March 13, 2020 was not any ordinary Friday the 13th. It was more than an unlucky day. It was the last day of regular court functions for months to come as the COVID-19 pandemic was just beginning. A few days before Connecticut's judicial branch issued an order partially closing courts for two weeks, limited only to "Priority 1" business. 

Most criminal appearances do not qualify as Priority 1 (which are mostly custodial arraignments, domestic violence arraignments and matters involving fundamental rights). Discussions with prosecutors, pre-trials, program applications, discovery requests and more are done in person in court--usually in the morning at all courts--and often continued four or more weeks to the next appearance. With criminal business restricted, most cases were being continued automatically by judicial to phantom dates only to be continued again. 

On March 13 I had a first appearance for a VOP (violation of probation) in Milford. We kicked it out to the end of April, figuring that might be enough time to "flatten the curve" and be back to normal court business. That afternoon I had a juvenile trial in Middletown (which I found out a couple weeks later, in a written decision, that my client and I had won). That was the last typical day of court. In the following months, as cases were continued and dockets backed up, judicial unrolled remote pretrials, disposition dockets for program cases and some other ways to move cases. Certain courts allowed defense attorneys and prosecutors to hold their own discussions and put cases on the docket with agreements.

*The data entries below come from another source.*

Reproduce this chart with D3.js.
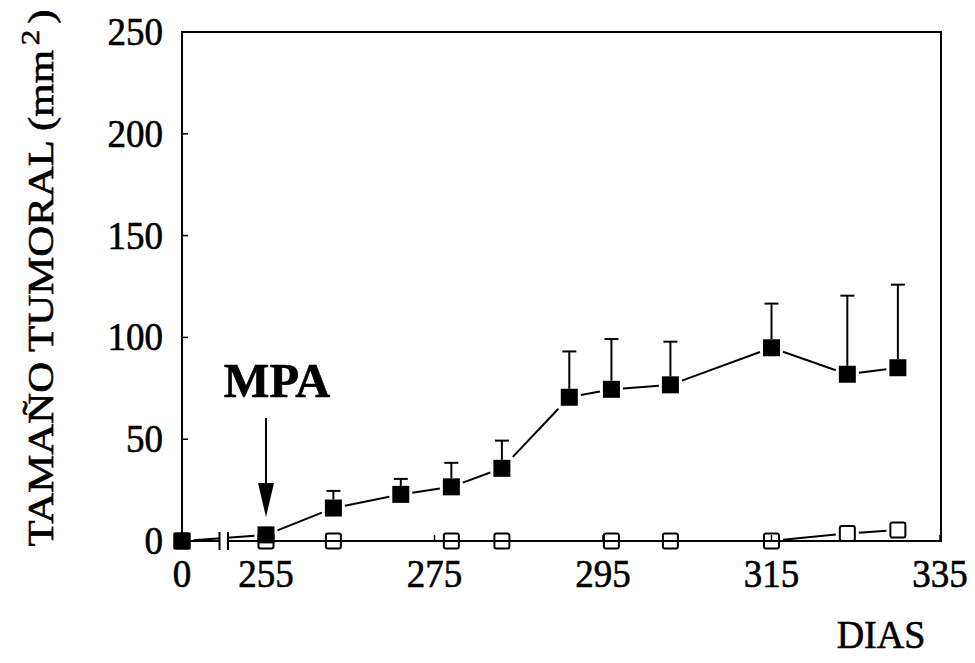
<!DOCTYPE html>
<html><head><meta charset="utf-8">
<script src="https://cdn.jsdelivr.net/npm/d3@7"></script>
<style>body{margin:0;background:#fff}svg{display:block}text{font-family:"Liberation Serif","Times New Roman",serif;fill:#000;stroke:#000;stroke-width:0.6px}</style>
</head><body><svg id="c" width="975" height="663"></svg>
<script>
const xTicks = [0, 255, 275, 295, 315, 335];
const yTicks = [0, 50, 100, 150, 200, 250];
const treatedDays = [0, 255, 263, 271, 277, 283, 291, 296, 303, 315, 324, 330];
const treatedMean = [0, 3, 16.2, 22.9, 26.6, 35.7, 70.6, 74.5, 76.7, 94.9, 81.9, 85.1];
const treatedUpper = [null, null, 24.6, 30.5, 38.4, 49.3, 93.1, 99.2, 97.9, 116.6, 120.5, 125.9];
const controlDays = [0, 255, 263, 277, 283, 296, 303, 315, 324, 330];
const controlMean = [0, 0, 0, 0, 0, 0, 0, 0, 3.7, 5.4];
const yTitle = "TAMAÑO TUMORAL (mm";
const xTitle = "DIAS";
const annotation = "MPA";

const svg = d3.select("#c");
const L = 182, R = 941, T = 32, B = 541;
const x = d3.scaleLinear().domain([0, 255, 335]).range([L, 266, 940]);
const y = d3.scaleLinear().domain([0, 250]).range([B, T]);
const S = 17, gap = 3;

// frame
svg.append("rect").attr("x", L).attr("y", T).attr("width", R - L).attr("height", B - T)
  .attr("fill", "none").attr("stroke", "#000").attr("stroke-width", 2);

// ticks
svg.append("g").selectAll("line").data(yTicks).join("line")
  .attr("x1", L).attr("x2", L + 6).attr("y1", d => y(d)).attr("y2", d => y(d))
  .attr("stroke", "#000").attr("stroke-width", 1.5);
svg.append("g").selectAll("line").data(xTicks.slice(1)).join("line")
  .attr("x1", d => x(d)).attr("x2", d => x(d)).attr("y1", B).attr("y2", B - 6)
  .attr("stroke", "#000").attr("stroke-width", 1.5);

svg.append("g").selectAll("text").data(yTicks).join("text")
  .attr("transform", d => `translate(163,${y(d) + 13}) scale(1,1.1)`).attr("text-anchor", "end")
  .attr("font-size", 37).text(d => d);
svg.append("g").selectAll("text").data(xTicks).join("text")
  .attr("transform", d => `translate(${x(d)},587) scale(1,1.1)`).attr("text-anchor", "middle")
  .attr("font-size", 37).text(d => d);

function segs(days, vals) {
  const out = [];
  for (let i = 0; i < days.length - 1; i++) {
    const x1 = x(days[i]), y1 = y(vals[i]), x2 = x(days[i + 1]), y2 = y(vals[i + 1]);
    const dx = x2 - x1, dy = y2 - y1, len = Math.hypot(dx, dy);
    const ux = dx / len, uy = dy / len;
    const t = (S / 2 + gap) / Math.max(Math.abs(ux), Math.abs(uy));
    const tt = Math.min(t, (S / 2 + gap) * 1.4);
    if (len > 2 * tt) out.push([x1 + ux * tt, y1 + uy * tt, x2 - ux * tt, y2 - uy * tt]);
  }
  return out;
}
const lg = svg.append("g").attr("stroke", "#000").attr("stroke-width", 2);
lg.selectAll(".c").data(segs(controlDays, controlMean)).join("line").attr("class", "c")
  .attr("x1", d => d[0]).attr("y1", d => d[1]).attr("x2", d => d[2]).attr("y2", d => d[3]);
lg.selectAll(".t").data(segs(treatedDays, treatedMean)).join("line").attr("class", "t")
  .attr("x1", d => d[0]).attr("y1", d => d[1]).attr("x2", d => d[2]).attr("y2", d => d[3]);

// axis break
svg.append("rect").attr("x", 220).attr("y", 525).attr("width", 7).attr("height", 22).attr("fill", "#fff");
svg.append("g").selectAll("line").data([219.5, 228]).join("line")
  .attr("x1", d => d).attr("x2", d => d).attr("y1", 532).attr("y2", 550)
  .attr("stroke", "#000").attr("stroke-width", 2);

// error bars
const eb = treatedDays.map((d, i) => ({d, m: treatedMean[i], u: treatedUpper[i]})).filter(e => e.u != null);
const eg = svg.append("g").attr("stroke", "#000").attr("stroke-width", 2);
eg.selectAll(".v").data(eb).join("line").attr("class", "v")
  .attr("x1", e => x(e.d)).attr("x2", e => x(e.d)).attr("y1", e => y(e.m) - S / 2).attr("y2", e => y(e.u));
eg.selectAll(".h").data(eb).join("line").attr("class", "h")
  .attr("x1", e => x(e.d) - 7).attr("x2", e => x(e.d) + 7).attr("y1", e => y(e.u)).attr("y2", e => y(e.u));

// markers
svg.append("g").selectAll("rect").data(controlDays.map((d, i) => [d, controlMean[i]])).join("rect")
  .attr("x", d => x(d[0]) - S / 2 + 1).attr("y", d => y(d[1]) - S / 2 + 1)
  .attr("width", S - 2).attr("height", S - 2).attr("rx", 2)
  .attr("fill", "none").attr("stroke", "#000").attr("stroke-width", 2);
svg.append("g").selectAll("rect").data(treatedDays.map((d, i) => [d, treatedMean[i]])).join("rect")
  .attr("x", d => x(d[0]) - S / 2).attr("y", d => y(d[1]) - S / 2)
  .attr("width", S).attr("height", S).attr("fill", "#000");

// MPA annotation
svg.append("text").attr("transform", "translate(277,397) scale(1.03,1.05)").attr("text-anchor", "middle")
  .attr("font-size", 47).attr("font-weight", "bold").text(annotation);
svg.append("line").attr("x1", x(255)).attr("x2", x(255)).attr("y1", 418).attr("y2", 486)
  .attr("stroke", "#000").attr("stroke-width", 2);
svg.append("path").attr("d", `M${x(255) - 8},483 L${x(255) + 8},483 L${x(255)},517 Z`).attr("fill", "#000");

// titles
svg.append("text").attr("transform", "translate(881,648) scale(1,1.05)").attr("text-anchor", "middle")
  .attr("font-size", 38).text(xTitle);
const yt = svg.append("text").attr("transform", "translate(53,278) rotate(-90)")
  .attr("text-anchor", "middle").attr("font-size", 36)
  .attr("textLength", 537).attr("lengthAdjust", "spacingAndGlyphs");
yt.append("tspan").text(yTitle);
yt.append("tspan").attr("dy", -14).attr("font-size", 26).attr("dx", 4).text("2");
yt.append("tspan").attr("dy", 14).attr("dx", 5).text(")");
</script></body></html>
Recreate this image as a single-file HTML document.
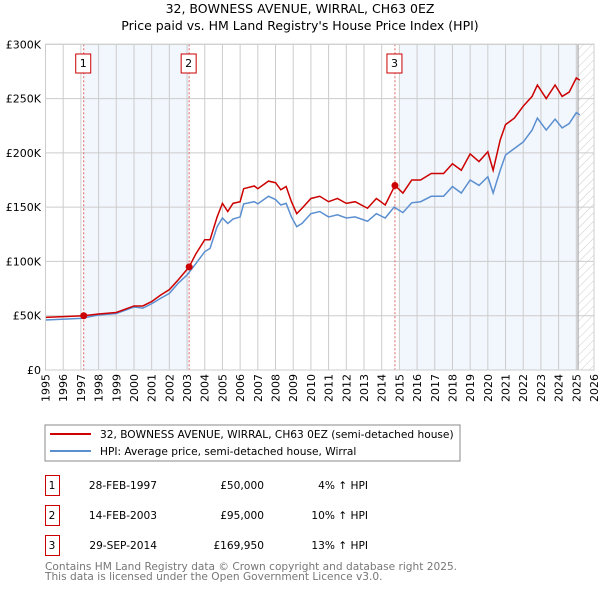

After five months, criminal courts are back to handling routine cases. Starting Monday August 10, criminal courts in every judicial district are calling in 25 defendants each day for a 2pm afternoon docket. Mornings will still be for Priority 1 matters and defendants in custody. I was called into Milford for one of my cases that had been continued into September (the 2pm dockets will be cases that are pulled forward--a reverse continuance). The judge called all the cases on the list, not unlike a jury call or short calendar, and then each case went on the record. I'll be in Meriden on Thursday for a 2pm case as well. 

We don't yet know when trials will resume or all locations will reopen or really much more than what's currently happening. For now though, we're going back to court. Those continuances couldn't last forever.